• **EXERCISE GOAL**
Go through the listing below and list every line with "this".

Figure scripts
>>>>>

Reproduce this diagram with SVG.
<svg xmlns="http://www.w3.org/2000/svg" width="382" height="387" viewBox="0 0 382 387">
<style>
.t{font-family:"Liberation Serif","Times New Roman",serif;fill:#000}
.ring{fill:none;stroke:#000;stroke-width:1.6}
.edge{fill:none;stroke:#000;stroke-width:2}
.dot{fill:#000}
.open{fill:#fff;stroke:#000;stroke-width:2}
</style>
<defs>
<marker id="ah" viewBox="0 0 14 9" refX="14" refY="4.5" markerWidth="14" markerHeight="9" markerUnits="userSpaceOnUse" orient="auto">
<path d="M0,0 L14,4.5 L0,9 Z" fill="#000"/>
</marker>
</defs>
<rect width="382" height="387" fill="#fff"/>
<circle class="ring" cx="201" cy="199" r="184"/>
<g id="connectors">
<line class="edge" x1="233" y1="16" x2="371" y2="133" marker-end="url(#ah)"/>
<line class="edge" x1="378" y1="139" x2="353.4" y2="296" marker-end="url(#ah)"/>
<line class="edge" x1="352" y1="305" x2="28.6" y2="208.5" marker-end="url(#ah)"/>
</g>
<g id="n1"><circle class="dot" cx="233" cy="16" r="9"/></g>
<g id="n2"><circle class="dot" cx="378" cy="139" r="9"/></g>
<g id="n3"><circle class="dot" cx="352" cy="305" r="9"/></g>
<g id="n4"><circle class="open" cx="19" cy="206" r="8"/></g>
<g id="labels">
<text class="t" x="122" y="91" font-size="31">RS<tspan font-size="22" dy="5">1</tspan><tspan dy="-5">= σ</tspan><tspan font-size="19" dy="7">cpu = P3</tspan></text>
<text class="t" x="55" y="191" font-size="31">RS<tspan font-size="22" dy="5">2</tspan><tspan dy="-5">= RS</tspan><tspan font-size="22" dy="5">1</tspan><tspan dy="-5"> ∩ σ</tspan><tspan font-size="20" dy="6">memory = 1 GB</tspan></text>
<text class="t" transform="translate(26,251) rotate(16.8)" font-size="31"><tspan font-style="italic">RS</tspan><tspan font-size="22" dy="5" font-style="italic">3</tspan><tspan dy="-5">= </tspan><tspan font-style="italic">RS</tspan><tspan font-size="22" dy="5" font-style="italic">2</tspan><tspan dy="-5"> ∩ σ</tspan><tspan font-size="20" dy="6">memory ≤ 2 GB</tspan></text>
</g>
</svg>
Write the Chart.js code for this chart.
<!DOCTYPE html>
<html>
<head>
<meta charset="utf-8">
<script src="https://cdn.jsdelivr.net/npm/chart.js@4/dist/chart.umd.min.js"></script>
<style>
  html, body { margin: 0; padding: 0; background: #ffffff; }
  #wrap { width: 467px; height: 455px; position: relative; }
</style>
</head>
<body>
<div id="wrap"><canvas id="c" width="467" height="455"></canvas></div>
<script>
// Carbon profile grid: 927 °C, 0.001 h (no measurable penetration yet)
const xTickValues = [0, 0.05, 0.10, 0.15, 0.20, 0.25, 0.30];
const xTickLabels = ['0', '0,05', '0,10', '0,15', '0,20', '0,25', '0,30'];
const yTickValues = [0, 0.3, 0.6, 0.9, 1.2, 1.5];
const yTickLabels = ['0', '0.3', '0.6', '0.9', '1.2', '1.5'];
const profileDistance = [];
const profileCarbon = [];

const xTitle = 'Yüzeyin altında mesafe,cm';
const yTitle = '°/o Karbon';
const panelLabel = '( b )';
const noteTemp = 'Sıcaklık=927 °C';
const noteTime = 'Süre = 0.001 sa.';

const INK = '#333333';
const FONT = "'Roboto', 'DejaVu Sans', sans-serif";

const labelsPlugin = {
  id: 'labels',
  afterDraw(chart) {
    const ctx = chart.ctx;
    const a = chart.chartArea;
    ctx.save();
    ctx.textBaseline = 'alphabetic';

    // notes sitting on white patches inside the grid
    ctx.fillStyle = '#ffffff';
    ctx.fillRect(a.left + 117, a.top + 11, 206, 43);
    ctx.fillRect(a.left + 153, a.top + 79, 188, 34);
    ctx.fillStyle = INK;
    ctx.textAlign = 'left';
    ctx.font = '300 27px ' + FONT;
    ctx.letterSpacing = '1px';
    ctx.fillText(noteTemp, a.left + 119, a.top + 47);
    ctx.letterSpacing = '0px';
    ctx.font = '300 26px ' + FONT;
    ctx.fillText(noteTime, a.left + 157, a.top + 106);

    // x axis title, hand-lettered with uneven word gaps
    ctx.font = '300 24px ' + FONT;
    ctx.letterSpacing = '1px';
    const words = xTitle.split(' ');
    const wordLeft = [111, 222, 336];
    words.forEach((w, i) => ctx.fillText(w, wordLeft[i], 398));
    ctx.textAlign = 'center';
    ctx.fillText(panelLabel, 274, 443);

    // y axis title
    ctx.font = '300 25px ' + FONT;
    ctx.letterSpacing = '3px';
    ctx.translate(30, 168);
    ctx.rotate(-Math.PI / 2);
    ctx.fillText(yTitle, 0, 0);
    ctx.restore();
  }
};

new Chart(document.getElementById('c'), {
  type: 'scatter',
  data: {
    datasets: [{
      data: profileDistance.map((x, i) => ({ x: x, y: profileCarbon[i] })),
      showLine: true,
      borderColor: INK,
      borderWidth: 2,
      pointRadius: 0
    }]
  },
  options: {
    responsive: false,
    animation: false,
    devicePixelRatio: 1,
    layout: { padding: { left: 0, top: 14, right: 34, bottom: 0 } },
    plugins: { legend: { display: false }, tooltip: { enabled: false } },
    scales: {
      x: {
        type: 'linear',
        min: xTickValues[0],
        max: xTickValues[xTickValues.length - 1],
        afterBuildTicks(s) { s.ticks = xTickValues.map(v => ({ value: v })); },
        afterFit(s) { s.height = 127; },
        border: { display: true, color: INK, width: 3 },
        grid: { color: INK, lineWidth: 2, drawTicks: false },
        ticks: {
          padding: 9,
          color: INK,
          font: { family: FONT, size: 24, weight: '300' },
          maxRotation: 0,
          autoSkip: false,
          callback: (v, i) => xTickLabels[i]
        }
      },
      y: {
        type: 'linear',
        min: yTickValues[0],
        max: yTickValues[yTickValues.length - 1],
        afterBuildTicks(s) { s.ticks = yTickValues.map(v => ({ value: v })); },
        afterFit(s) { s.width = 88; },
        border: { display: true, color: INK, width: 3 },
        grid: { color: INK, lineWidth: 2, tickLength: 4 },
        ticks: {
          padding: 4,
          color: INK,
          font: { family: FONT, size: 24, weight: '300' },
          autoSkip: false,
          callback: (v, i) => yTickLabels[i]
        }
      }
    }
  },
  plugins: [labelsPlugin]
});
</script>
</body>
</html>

<<<<<

• **EXPECTED OUTPUT**
Reproduce this diagram with SVG.
Write the Chart.js code for this chart.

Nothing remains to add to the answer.